On brands ‘taking a knee’ in divisive times
Guest Column: Sandeep Kalsi, CEO of Janga Media – SAAS Marketing Platforms, writes why brands should take a community-first approach and lead with values & purpose
Where to play and how to play, are the questions that many global brands have positively squared up to in a short space of 100 days. The George Floyd movement, Coronavirus and Donald Trump have given brands a new sense of purpose and redefined societal responsibility in a completely new way. Brands have moved from being passive to active participants on contentious and divisive issues to ‘take a knee’.

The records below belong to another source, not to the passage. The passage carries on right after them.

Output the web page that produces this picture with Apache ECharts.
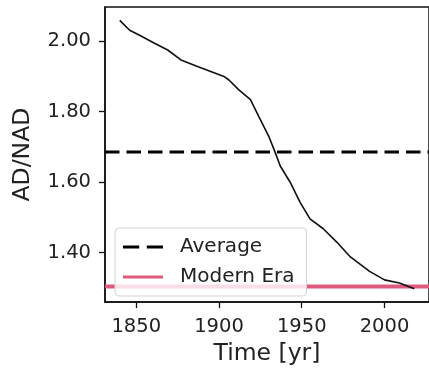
<!DOCTYPE html>
<html>
<head>
<meta charset="utf-8">
<script src="https://cdn.jsdelivr.net/npm/echarts@6/dist/echarts.min.js"></script>
<style>
  html, body { margin: 0; padding: 0; background: #ffffff; }
  #chart { width: 429px; height: 371px; }
</style>
</head>
<body>
<div id="chart"></div>
<script>
// AD/NAD ratio through time
const years = [1840, 1846, 1852, 1861, 1869, 1877, 1887, 1895, 1903, 1906, 1912, 1919, 1924,
               1930, 1934, 1937, 1943, 1949, 1955, 1963, 1971, 1979, 1991, 2000, 2009, 2018];
const ratio = [2.059, 2.031, 2.017, 1.994, 1.975, 1.947, 1.928, 1.914, 1.900, 1.890, 1.862, 1.834, 1.787,
               1.731, 1.684, 1.646, 1.600, 1.543, 1.496, 1.468, 1.431, 1.390, 1.347, 1.323, 1.314, 1.298];
const averageRatio = 1.686;
const modernEraRatio = 1.304;

const xTicks = [1850, 1900, 1950, 2000];
const yTicks = [1.40, 1.60, 1.80, 2.00];
const xRange = [1831.1, 2026.9];
const yRange = [1.260, 2.097];

const font = 'DejaVu Sans';
const ink = '#222222';
const pink = '#dd5a7c';

const chart = echarts.init(document.getElementById('chart'), null, { renderer: 'canvas' });

chart.setOption({
  animation: false,
  backgroundColor: '#ffffff',
  grid: {
    left: 105, top: 7, right: -4, bottom: 67,
    show: true, borderColor: '#111111', borderWidth: 1.5, backgroundColor: 'transparent'
  },
  xAxis: {
    type: 'value',
    min: xRange[0], max: xRange[1],
    name: 'Time [yr]',
    nameLocation: 'middle',
    nameGap: 33,
    nameTextStyle: { fontFamily: font, fontSize: 23.5, color: ink },
    splitLine: { show: false },
    axisLine: { show: true, onZero: false, lineStyle: { color: '#111111', width: 1.5 } },
    axisTick: { show: true, length: 6, lineStyle: { color: '#111111', width: 1.3 }, customValues: xTicks },
    axisLabel: {
      fontFamily: font, fontSize: 19.5, color: ink, margin: 15,
      customValues: xTicks, formatter: v => String(Math.round(v))
    }
  },
  yAxis: {
    type: 'value',
    min: yRange[0], max: yRange[1],
    name: 'AD/NAD',
    nameLocation: 'middle',
    nameRotate: 90,
    nameGap: 70,
    nameTextStyle: { fontFamily: font, fontSize: 23.5, color: ink },
    splitLine: { show: false },
    axisLine: { show: true, onZero: false, lineStyle: { color: '#111111', width: 1.5 } },
    axisTick: { show: true, length: 6, lineStyle: { color: '#111111', width: 1.3 }, customValues: yTicks },
    axisLabel: {
      fontFamily: font, fontSize: 19.5, color: ink, margin: 14,
      customValues: yTicks, formatter: v => v.toFixed(2)
    }
  },
  legend: {
    orient: 'vertical',
    left: 115, top: 228,
    z: 10,
    padding: [8, 12, 8, 8],
    itemGap: 8,
    itemWidth: 40,
    itemHeight: 4,
    backgroundColor: 'rgba(255,255,255,0.8)',
    borderColor: '#d4d4d4',
    borderWidth: 1,
    borderRadius: 4,
    textStyle: { fontFamily: font, fontSize: 20, color: ink, lineHeight: 22, padding: [0, 0, 0, 12] },
    data: [
      { name: 'Average', icon: 'path://M0,0h15v3h-15zM22,0h15v3h-15z', itemStyle: { color: '#000000' } },
      { name: 'Modern Era', icon: 'path://M0,0h40v3h-40z', itemStyle: { color: pink } }
    ]
  },
  series: [
    {
      name: 'Modern Era',
      type: 'line',
      symbol: 'none',
      silent: true,
      z: 1,
      lineStyle: { color: pink, width: 4 },
      itemStyle: { color: pink },
      data: [[xRange[0], modernEraRatio], [xRange[1], modernEraRatio]]
    },
    {
      name: 'Average',
      type: 'line',
      symbol: 'none',
      silent: true,
      z: 2,
      lineStyle: { color: '#000000', width: 3, type: [14.5, 7] },
      itemStyle: { color: '#000000' },
      data: [[xRange[0], averageRatio], [xRange[1], averageRatio]]
    },
    {
      name: 'AD/NAD',
      type: 'line',
      symbol: 'none',
      z: 3,
      lineStyle: { color: '#111111', width: 1.6 },
      data: years.map((y, i) => [y, ratio[i]])
    }
  ]
});
</script>
</body>
</html>
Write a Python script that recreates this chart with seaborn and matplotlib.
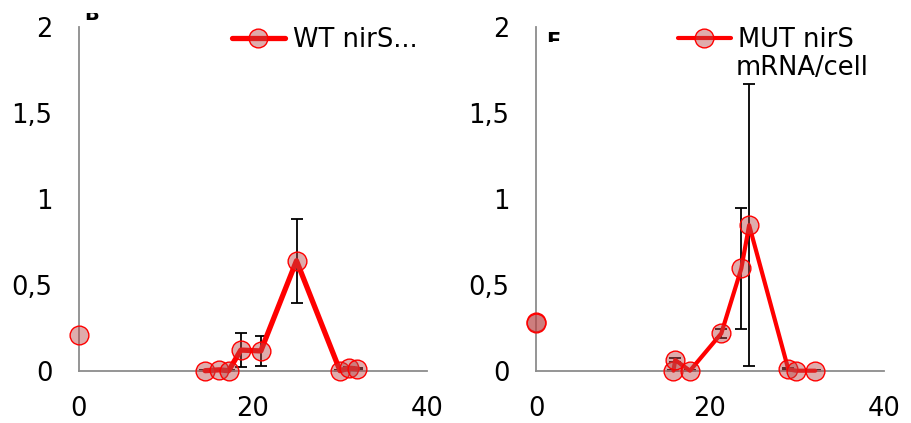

On the anti-racism and reform of criminal justice campaigns, mass support has been unprecedented. From CEOs through to major global sports leagues, all have been vocal on media, company websites, via official social media accounts or through messages to employees. Major Brands like Netflix remarked: “To be silent is to be complicit. Black lives matter”; and “the inequitable and brutal treatment of Black people in our country must stop,” echoed Amazon. On another stage, the English Premier League is encouraging players to freely ‘take a knee’, whilst the National Football League in the US has publicly apologised for its previous stance on ‘Colin Kaepernick’ and the national anthem.
Nitin Mantri, CEO, Avian-WE and President of the PRCAI comments, “Brands have always been uniquely positioned to make a positive impact on the communities they work and live in. Because of the infodemic of misinformation, brands must now lead with authenticity, empathy and transparency, more than ever. Even before the pandemic, there was a growing clamour among consumers for the display of humanity from brands. A community-first approach is required and to lead with values and purpose.”
The common cause has added integrity and purpose to a Brand’s actions. Jack Dorsey, Twitter’s CEO, exemplified this, realising his organisation’s role in the dissemination of accurate information, especially in a US election year – countering the claims of an over-zealous President with a warning ‘fact-checking’ label. By doing so, almost prompting an employee revolution across the road at Facebook with Mr Zuckerberg neatly sitting on the fence. Corporate inertia will no longer be tolerated.
Tanya Sweta, id8 Media Solutions, the CEO, adds: “For now at least, corporate values take on a new meaning and values-driven Brand marketing will win. Make no mistake, young consumers, especially are making choices based on ethics and a social conscience. The dialogue has to be truthful and actions should speak louder than words.”
With both labour and capital reserves at their disposal, recent weeks have witnessed Corporate Indiaworkin tandem with Government agencies to provide much needed COVID-19 essential services. IFFCO’s ‘Brake The Corona Chain’ aptly illustrated this, a nationwide initiative targeting more than six lakh farmers, cooperatives and transporters; providing masks; medicated soaps and sanitisers; gamcha; food, nutrition and drinking water.
“There’s now a greater introspection on CSR activity in the Boardroom. Lockdown lessons have been learnt, and there is a new realisation of roles of Brands as unofficial NGOs to supplement community and social services. At the heart of this is the need to maintain trust and good faith with all stakeholders,” added IFFCO’s Corporate Communications Chief, Harshendra Singh Verdan.
The last 100 days have seen a new level of Brand compassion and defined a new sense of purpose in a new remodelled economy and world. So, Brands no longer have to consciously grapple with inculcating authenticity and CSR into their messaging frameworks to appease investors, the Boardroom, employees and customers. It all comes rather naturally from within.